Class: Neil Pryde RS:X
Position: Skipper
Birthdate: April 26, 1988
Birthplace: Orange, Calif.
Hometown: Miami, Fla.
High School: Naples High School (Graduated 2005)
College: Brevard Community College (Completed Two Years)
US Sailing Team Alphagraphics: 2006-08
Member of: Banana River Windsurfing Resort
Occupation: Full-Time Sailor
Sailing Since Age: 14

As a young teen, when Nancy Rios returned to the United States from a summer-long visit with her mother's family in Mexico, a lot had changed at home. For one, all her family members had become avid windsurfers in her absence.

"They all had their own boards, and encouraged me to try it," she remembers.

For an entire family to suddenly embrace a new sport may sound unusual - until you learn that outdoor adventure is a big part of life in the Rios family. For several years, Rios's parents ran an adventure sports business in Huatulco, Mexico, south of Acapulco. They offered river rafting, waterskiing, deep sea fishing, horseback riding on the beach, forays into the mountains to tour the coffee plantations, and other activities.

Adding another outdoor sport to their lives was, to Rios, not a surprise. But not even Rios herself predicted that windsurfing would grow to become such a big part of her own life. 

Rios's involvement in the competitive side of the sport grew gradually, and her first world championship regatta was overwhelming. But she kept sailing, and when the windsurfing equipment changed after the 2004 Games, from the Mistral to the current Neil Pryde RS:X, she was ready to give an Olympic effort a try.

"The change in equipment was a new opportunity," she says, "and I thought, ‘Why not? Everyone else will also be starting on new equipment.'"

Born in California, Nancy Rios spent her childhood between the U.S. and Mexico. After leaving Huatulco, she and her family moved far north to Washington State to be closer to family - and snow. She settled in Florida, where she now lives, since 2001.

As Rios looks at her own Olympic path, she sees both challenges and rewards. Fundraising to keep competing against a world-class fleet remains a continual challenge. The RS:X class does not have the same kind of population that a class like the Laser or Laser Radial has, so Rios misses the camaraderie of training in a big U.S. field.

One of the most rewarding aspects of being an Olympian has been the opportunity to train hard as an athlete - and Rios credits US SAILING's Performance Enhancement Team for bringing her athletic training to an elite level. Says Rios: "I have learned so much about being an athlete."

As a young woman at the start of her athletic career, she finds the international field in this physically demanding sport to be full of role models, such as multiple Olympic medalist Barbara Kendall of New Zealand and current world champion Alessandra Sensini of Italy.
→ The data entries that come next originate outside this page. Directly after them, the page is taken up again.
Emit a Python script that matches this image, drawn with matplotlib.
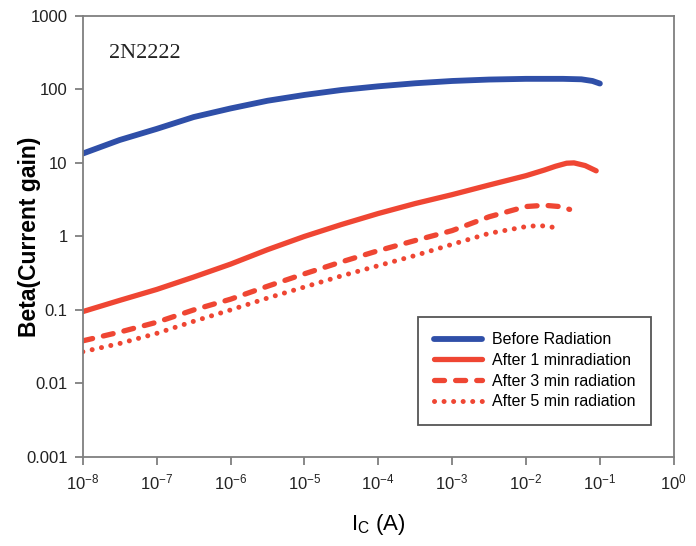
import numpy as np
import matplotlib
matplotlib.use("Agg")
import matplotlib.pyplot as plt
from matplotlib.ticker import LogFormatterMathtext, NullLocator

plt.rcParams['font.family'] = ['Liberation Sans', 'DejaVu Sans']
plt.rcParams['mathtext.fontset'] = 'custom'
plt.rcParams['mathtext.rm'] = 'Liberation Sans'
plt.rcParams['mathtext.it'] = 'Liberation Sans'
plt.rcParams['mathtext.default'] = 'regular'

# collector current exponents (log10 of Ic in A) and current gain
before_exp = [-8, -7.5, -7, -6.5, -6, -5.5, -5, -4.5, -4, -3.5, -3, -2.5, -2, -1.5, -1.25, -1.1, -1.0]
before_beta = [13.4, 20.5, 29, 42, 55, 70, 84, 98, 110, 121, 130, 136, 139, 139, 137, 130, 120]

after1_exp = [-8, -7.5, -7, -6.5, -6, -5.5, -5, -4.5, -4, -3.5, -3, -2.5, -2, -1.75, -1.6, -1.45, -1.35, -1.2, -1.05]
after1_beta = [0.095, 0.135, 0.19, 0.28, 0.42, 0.66, 1.0, 1.45, 2.05, 2.8, 3.7, 5.0, 6.7, 8.0, 9.0, 9.9, 10.0, 9.2, 7.8]

after3_exp = [-8, -7.5, -7, -6.5, -6, -5.5, -5, -4.5, -4, -3.5, -3, -2.5, -2, -1.75, -1.55, -1.41]
after3_beta = [0.038, 0.05, 0.068, 0.1, 0.14, 0.21, 0.31, 0.45, 0.64, 0.88, 1.2, 1.85, 2.55, 2.65, 2.55, 2.33]

after5_exp = [-8, -7.5, -7, -6.5, -6, -5.5, -5, -4.5, -4, -3.5, -3, -2.5, -2, -1.85, -1.7, -1.56]
after5_beta = [0.027, 0.035, 0.048, 0.07, 0.1, 0.145, 0.205, 0.29, 0.4, 0.55, 0.78, 1.1, 1.36, 1.4, 1.38, 1.27]

labels = ['Before Radiation', 'After 1 minradiation', 'After 3 min radiation', 'After 5 min radiation']
xtick_vals = [1e-8, 1e-7, 1e-6, 1e-5, 1e-4, 1e-3, 1e-2, 1e-1, 1e0]
ytick_vals = [0.001, 0.01, 0.1, 1, 10, 100, 1000]
ytick_labels = ['0.001', '0.01', '0.1', '1', '10', '100', '1000']

blue = '#2f4fa8'
red = '#ef4633'
grey = '#7f7f7f'

fig = plt.figure(figsize=(6.96, 5.46), dpi=100)
ax = fig.add_axes([0.119, 0.163, 0.849, 0.808])

ax.plot(10.0 ** np.array(before_exp), before_beta, color=blue, lw=4.2,
        solid_capstyle='round', solid_joinstyle='round', label=labels[0])
ax.plot(10.0 ** np.array(after1_exp), after1_beta, color=red, lw=3.8,
        solid_capstyle='round', solid_joinstyle='round', label=labels[1])
ax.plot(10.0 ** np.array(after3_exp), after3_beta, color=red, lw=3.8,
        linestyle=(0, (1.9, 2.1)), dash_capstyle='round', label=labels[2])
ax.plot(10.0 ** np.array(after5_exp), after5_beta, color=red, lw=3.6,
        linestyle=(0, (0.01, 1.9)), dash_capstyle='round', label=labels[3])

ax.set_xscale('log')
ax.set_yscale('log')
ax.set_xlim(1e-8, 1)
ax.set_ylim(0.001, 1000)

ax.set_xticks(xtick_vals)
ax.xaxis.set_major_formatter(LogFormatterMathtext())
ax.xaxis.set_minor_locator(NullLocator())
ax.set_yticks(ytick_vals)
ax.set_yticklabels(ytick_labels)
ax.yaxis.set_minor_locator(NullLocator())

for s in ax.spines.values():
    s.set_color(grey)
    s.set_linewidth(1.3)
ax.tick_params(axis='both', direction='out', length=6, width=1.3, color=grey,
               labelsize=12, labelcolor='#222222', pad=5)

ax.set_ylabel('Beta(Current gain)', fontsize=16.5, fontweight='bold')
ax.yaxis.set_label_coords(-0.07, 0.5)
ax.set_xlabel(r'I$_C$ (A)', fontsize=16, labelpad=14)

ax.text(0.045, 0.905, '2N2222', transform=ax.transAxes, fontsize=16,
        family='Liberation Serif', color='#222222')

leg = ax.legend(loc='lower right', bbox_to_anchor=(0.962, 0.072), borderaxespad=0,
                fontsize=11.5, handlelength=3.0, handletextpad=0.6,
                labelspacing=0.35, borderpad=1.0, fancybox=False, framealpha=1)
leg.get_frame().set_edgecolor('#555555')
leg.get_frame().set_linewidth(1.3)

fig.savefig('out.png', dpi=100)
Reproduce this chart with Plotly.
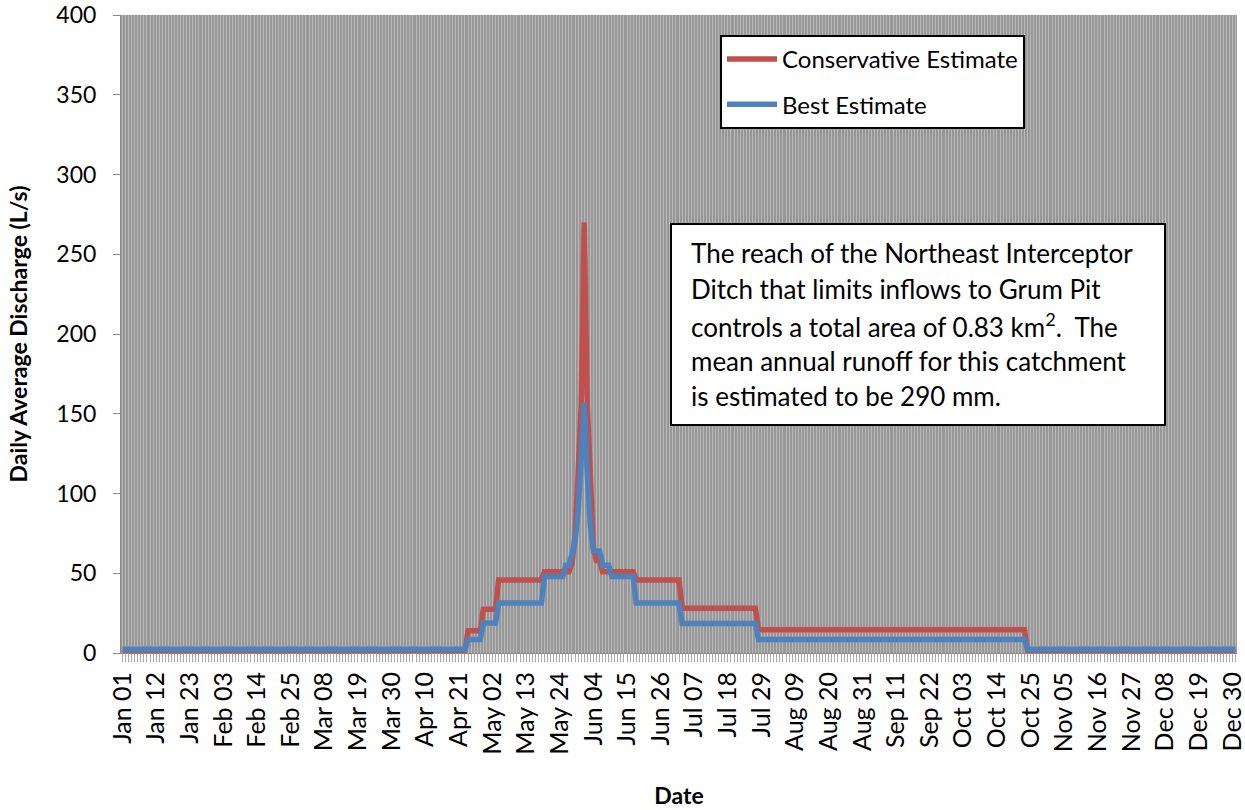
import pandas as pd
import plotly.graph_objects as go

# ---------------- data ----------------
year_start = "2013-01-01"
year_end = "2013-12-31"

# (value in L/s, number of consecutive days)
conservative_runs = [
    (0.9, 113), (14.0, 5), (27.5, 5), (45.8, 15), (51.0, 9),
    (56.0, 1), (74.0, 1), (112.0, 1), (155.0, 1), (270.0, 1),
    (155.0, 1), (112.0, 1), (66.0, 1), (58.0, 2), (51.0, 11),
    (45.8, 15), (28.0, 25), (14.5, 88), (0.9, 69),
]
best_runs = [
    (2.4, 113), (8.5, 5), (18.8, 5), (31.3, 15), (48.0, 7),
    (55.0, 2), (62.0, 1), (70.0, 1), (88.0, 1), (122.0, 1),
    (157.0, 1), (112.0, 1), (80.0, 1), (64.0, 3), (55.0, 3),
    (48.0, 8), (31.3, 15), (18.5, 25), (8.5, 88), (2.4, 69),
]

tick_labels = [
    "Jan 01", "Jan 12", "Jan 23", "Feb 03", "Feb 14", "Feb 25", "Mar 08",
    "Mar 19", "Mar 30", "Apr 10", "Apr 21", "May 02", "May 13", "May 24",
    "Jun 04", "Jun 15", "Jun 26", "Jul 07", "Jul 18", "Jul 29", "Aug 09",
    "Aug 20", "Aug 31", "Sep 11", "Sep 22", "Oct 03", "Oct 14", "Oct 25",
    "Nov 05", "Nov 16", "Nov 27", "Dec 08", "Dec 19", "Dec 30",
]

note_lines = [
    "The reach of the Northeast Interceptor",
    "Ditch that limits inflows to Grum Pit",
    "controls a total area of 0.83 km<sup>2</sup>.  The",
    "mean annual runoff for this catchment",
    "is estimated to be 290 mm.",
]


def expand(runs):
    out = []
    for v, n in runs:
        out.extend([v] * n)
    return out


dates = pd.date_range(year_start, year_end, freq="D")
conservative = expand(conservative_runs)
best = expand(best_runs)
tick_dates = list(dates[::11])

# ---------------- figure ----------------
W, H = 1245, 810
PL, PR, PT, PB = 121, 1237, 15, 653   # plot area in page pixels
L, T, R, B = PL, PT, W - PR, H - PB
PW, PH = PR - PL, PB - PT

FONT = "Lato"
RED = "#C0504D"
BLUE = "#4F81BD"


def px_x(x):
    return (x - PL) / PW


def px_y(y):
    return (PB - y) / PH


fig = go.Figure()
fig.add_trace(go.Scatter(
    x=dates, y=conservative, mode="lines", name="Conservative Estimate",
    line=dict(color=RED, width=5.5), legendgroup="a",
))
fig.add_trace(go.Scatter(
    x=dates, y=best, mode="lines", name="Best Estimate",
    line=dict(color=BLUE, width=5.5), legendgroup="b",
))

fig.update_layout(
    width=W, height=H,
    margin=dict(l=L, r=R, t=T, b=B, autoexpand=False),
    paper_bgcolor="white",
    plot_bgcolor="#979797",
    font=dict(family=FONT, size=23, color="black"),
    showlegend=True,
    legend=dict(
        x=px_x(720), y=px_y(35), xanchor="left", yanchor="top",
        bgcolor="white", bordercolor="black", borderwidth=2,
        font=dict(family=FONT, size=24, color="black"),
        tracegroupgap=11, itemwidth=50,
    ),
)

fig.update_xaxes(
    type="date",
    range=["2012-12-31 12:00", "2013-12-31 12:00"],
    tickmode="array", tickvals=tick_dates, ticktext=tick_labels,
    tickangle=-90, tickfont=dict(family=FONT, size=25, color="black"),
    ticklabeloverflow="allow",
    ticks="outside", ticklen=8, tickcolor="#a8a8a8", tickwidth=1,
    showgrid=False, showline=True, linecolor="#8a8a8a", linewidth=1,
    zeroline=False,
    minor=dict(
        tickmode="linear", tick0="2013-01-01", dtick=86400000,
        showgrid=True, gridcolor="#b9b9b9", gridwidth=1,
        ticks="outside", ticklen=8, tickcolor="#a8a8a8", tickwidth=1,
    ),
    title=dict(text="<b>Date</b>", font=dict(family=FONT, size=23, color="black"),
               standoff=34),
)
fig.update_yaxes(
    range=[0, 400], dtick=50, tick0=0,
    ticks="outside", ticklen=7, tickcolor="#8a8a8a", tickwidth=1,
    ticklabelstandoff=12, ticklabeloverflow="allow",
    tickfont=dict(family=FONT, size=23, color="black"),
    showgrid=False, showline=True, linecolor="#8a8a8a", linewidth=1,
    zeroline=False,
    title=dict(text="<b>Daily Average Discharge (L/s)</b>",
               font=dict(family=FONT, size=23, color="black"), standoff=22),
)

# text box
fig.add_shape(
    type="rect", xref="paper", yref="paper",
    x0=px_x(671), x1=px_x(1165), y0=px_y(425), y1=px_y(224),
    line=dict(color="black", width=2), fillcolor="white", layer="above",
)
line_centers = [253, 289, 325, 360.5, 396]
for txt, yc in zip(note_lines, line_centers):
    fig.add_annotation(
        xref="paper", yref="paper", x=px_x(689), y=px_y(yc),
        xanchor="left", yanchor="middle", text=txt, showarrow=False,
        align="left", font=dict(family=FONT, size=26, color="black"),
    )

fig.write_html(
    "out.html",
    config={"displayModeBar": False},
    post_script="document.body.style.margin='0';document.body.style.overflow='hidden';",
)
"When I think, ‘Oh, this is so hard and I am so tired and my body hurts,'" she says, of competing in a particularly grueling regatta, "I look around at those smart sailors and see how fit they are - and they inspire me."


  • Ranked No. 1 on the US Sailing Team - RS:X Women (2006-08)
  • Won the 2006 US SAILING Pre-Trials by winning six out of eight races



  • 60th Neil Pryde RS:X World Championship/Takapuna, New Zealand (top U.S. finisher)


  • 1st U.S. Olympic Team Trials - Sailing/Long Beach, Calif.
  • 5th Pan American Games/Rio De Janeiro, Brazil
  • 21st - US SAILING's Rolex Miami OCR/Miami, Fla.  (top U.S. finisher)


  • 1st US SAILING Pre-Trials/Long Beach, Calif.